Ignoring this opportunity, or assuming it will not persist, implies a bet that the market system will break down and will cease to survive by adaptation. That uncertainty cannot be excluded but, were it to happen, there is no other asset or type of investment that will survive undamaged and provide a hedge. It therefore pays to bet on the system surviving, not failing. That is what we have taught our model to do.
Active asset allocation is the key to generating the required returns within a tight regime of risk control. Passive, index-tracking funds are the cheapest means of implementing exposures. Combining the two, often known as Active/Passive, increases the reliability of the overall process.
We prefer passive implementation, using index tracking collectives (both open-ended funds and exchange traded funds or ETFs) because it is the cheapest but also because the active funds industry has a truly appalling record of performance relative to its own benchmarks after all costs.
Analysis by Vanguard of performance data from Morningstar for all UK-distributed funds (including funds that were closed, usually the worst-performing) shows that across 11 different fund categories in 10 years ending 2014 the best-performing sector still had 70% of funds underperforming their benchmark. The worst fund category had 95% underperforming.
Passive is gaining market share very rapidly as a ban on sales commissions introduced by the FCA in 2013 has removed a bias to active funds. Prior to its ban, commissions were paid to agents as incentives to recommend active funds whereas low-cost passive funds did not typically pay commissions.

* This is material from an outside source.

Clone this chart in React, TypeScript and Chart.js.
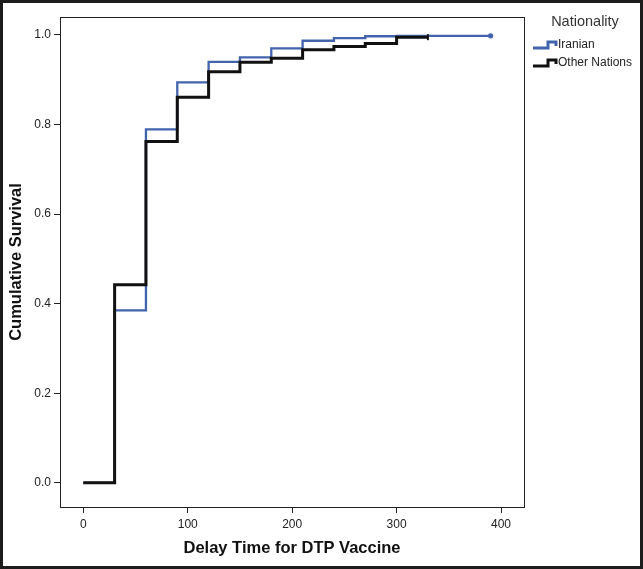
import React, { useEffect, useRef } from "react";
import { Chart, registerables } from "chart.js";

Chart.register(...registerables);

// Event times (days) at which survival steps occur
const stepTimes = [0, 30, 60, 90, 120, 150, 180, 210, 240, 270, 300];
const iranianSurvival = [0, 0.385, 0.789, 0.894, 0.94, 0.95, 0.97, 0.987, 0.993, 0.997, 0.998];
const iranianEndTime = 390;
const otherSurvival = [0, 0.442, 0.762, 0.861, 0.918, 0.939, 0.948, 0.967, 0.974, 0.981, 0.995];
const otherEndTime = 330;

const seriesNames = ["Iranian", "Other Nations"];
const seriesColors = ["#4264ad", "#111111"];
const legendTitle = "Nationality";

const xTickValues = [0, 100, 200, 300, 400];
const yTickValues = [0, 0.2, 0.4, 0.6, 0.8, 1.0];
const xTitle = "Delay Time for DTP Vaccine";
const yTitle = "Cumulative Survival";

function buildPoints(values: number[], endTime: number) {
  const pts = stepTimes.map((t, i) => ({ x: t, y: values[i] }));
  pts.push({ x: endTime, y: values[values.length - 1] });
  return pts;
}

const framePlugin = {
  id: "frameAndLegend",
  afterDatasetsDraw(chart: any) {
    const { ctx, chartArea } = chart;
    ctx.save();
    ctx.strokeStyle = "#222";
    ctx.lineWidth = 1;
    ctx.strokeRect(
      Math.round(chartArea.left) + 0.5,
      Math.round(chartArea.top) + 0.5,
      Math.round(chartArea.right - chartArea.left),
      Math.round(chartArea.bottom - chartArea.top)
    );
    ctx.restore();
  },
  afterDraw(chart: any) {
    const { ctx } = chart;
    ctx.save();
    ctx.fillStyle = "#333";
    ctx.font = "14.5px 'Liberation Sans', Arial, sans-serif";
    ctx.textAlign = "center";
    ctx.textBaseline = "middle";
    ctx.fillText(legendTitle, 582, 19);
    const rows = [42, 60];
    seriesNames.forEach((name, i) => {
      const y = rows[i];
      ctx.strokeStyle = seriesColors[i];
      ctx.lineWidth = 3;
      ctx.beginPath();
      ctx.moveTo(530, y + 3);
      ctx.lineTo(545, y + 3);
      ctx.lineTo(545, y - 3);
      ctx.lineTo(553, y - 3);
      ctx.lineTo(553, y + 1);
      ctx.stroke();
      ctx.fillStyle = "#222";
      ctx.font = "12px 'Liberation Sans', Arial, sans-serif";
      ctx.textAlign = "left";
      ctx.fillText(name, 555, y);
    });
    ctx.restore();
  },
};

export default function App() {
  const canvasRef = useRef<HTMLCanvasElement | null>(null);

  useEffect(() => {
    document.body.style.margin = "0";
    const canvas = canvasRef.current;
    if (!canvas) return;
    const iranianPts = buildPoints(iranianSurvival, iranianEndTime);
    const otherPts = buildPoints(otherSurvival, otherEndTime);
    const chart = new Chart(canvas, {
      type: "line",
      data: {
        datasets: [
          {
            label: seriesNames[1],
            data: otherPts,
            borderColor: seriesColors[1],
            backgroundColor: seriesColors[1],
            borderWidth: 3,
            stepped: "before",
            fill: false,
            pointStyle: "line",
            rotation: 90,
            pointRadius: otherPts.map((_, i) => (i === otherPts.length - 1 ? 3 : 0)),
            pointBorderWidth: 2,
          },
          {
            label: seriesNames[0],
            data: iranianPts,
            borderColor: seriesColors[0],
            backgroundColor: seriesColors[0],
            borderWidth: 2.3,
            stepped: "before",
            fill: false,
            pointRadius: iranianPts.map((_, i) => (i === iranianPts.length - 1 ? 1.5 : 0)),
          },
        ],
      },
      options: {
        responsive: false,
        animation: false,
        maintainAspectRatio: false,
        layout: { padding: { left: 0, right: 116, top: 14, bottom: 0 } },
        plugins: { legend: { display: false }, tooltip: { enabled: false } },
        scales: {
          x: {
            type: "linear",
            min: -22.3,
            max: 422,
            afterBuildTicks: (s: any) => {
              s.ticks = xTickValues.map((v) => ({ value: v }));
            },
            afterFit: (s: any) => {
              s.height = 59;
            },
            border: { display: false },
            grid: { drawOnChartArea: false, drawTicks: true, tickLength: 6, color: "#222" },
            ticks: {
              color: "#222",
              padding: 4,
              font: { family: "'Liberation Sans', Arial, sans-serif", size: 12 },
              maxRotation: 0,
            },
            title: {
              display: true,
              text: xTitle,
              color: "#111",
              font: { family: "'Liberation Sans', Arial, sans-serif", size: 16.5, weight: "bold" },
              padding: { top: 0, bottom: 8 },
            },
          },
          y: {
            type: "linear",
            min: -0.054,
            max: 1.04,
            afterBuildTicks: (s: any) => {
              s.ticks = yTickValues.map((v) => ({ value: v }));
            },
            afterFit: (s: any) => {
              s.width = 57;
            },
            border: { display: false },
            grid: { drawOnChartArea: false, drawTicks: true, tickLength: 6, color: "#222" },
            ticks: {
              color: "#222",
              padding: 3,
              font: { family: "'Liberation Sans', Arial, sans-serif", size: 12 },
              callback: (v: any) => Number(v).toFixed(1),
            },
            title: {
              display: true,
              text: yTitle,
              color: "#111",
              font: { family: "'Liberation Sans', Arial, sans-serif", size: 16.5, weight: "bold" },
              padding: { top: 4, bottom: 0 },
            },
          },
        },
      },
      plugins: [framePlugin],
    });
    return () => chart.destroy();
  }, []);

  return (
    <div
      style={{
        width: 643,
        height: 569,
        border: "3px solid #1c1c1c",
        boxSizing: "border-box",
        background: "#fff",
      }}
    >
      <canvas ref={canvasRef} width={637} height={563} style={{ display: "block", width: 637, height: 563 }} />
    </div>
  );
}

In our Active/Passive process:
The systematic returns of an asset allocation policy can be harvested at lowest cost
All the risk budget of the plan can be assigned to the asset allocation strategy which is better able to explain outcomes and is more reliable
Tax-saving actions being limited in scope by allowances and thresholds, the full tax-saving budget can be assigned to decisions at an asset allocation level that need to be made anyway, for reasons of risk control.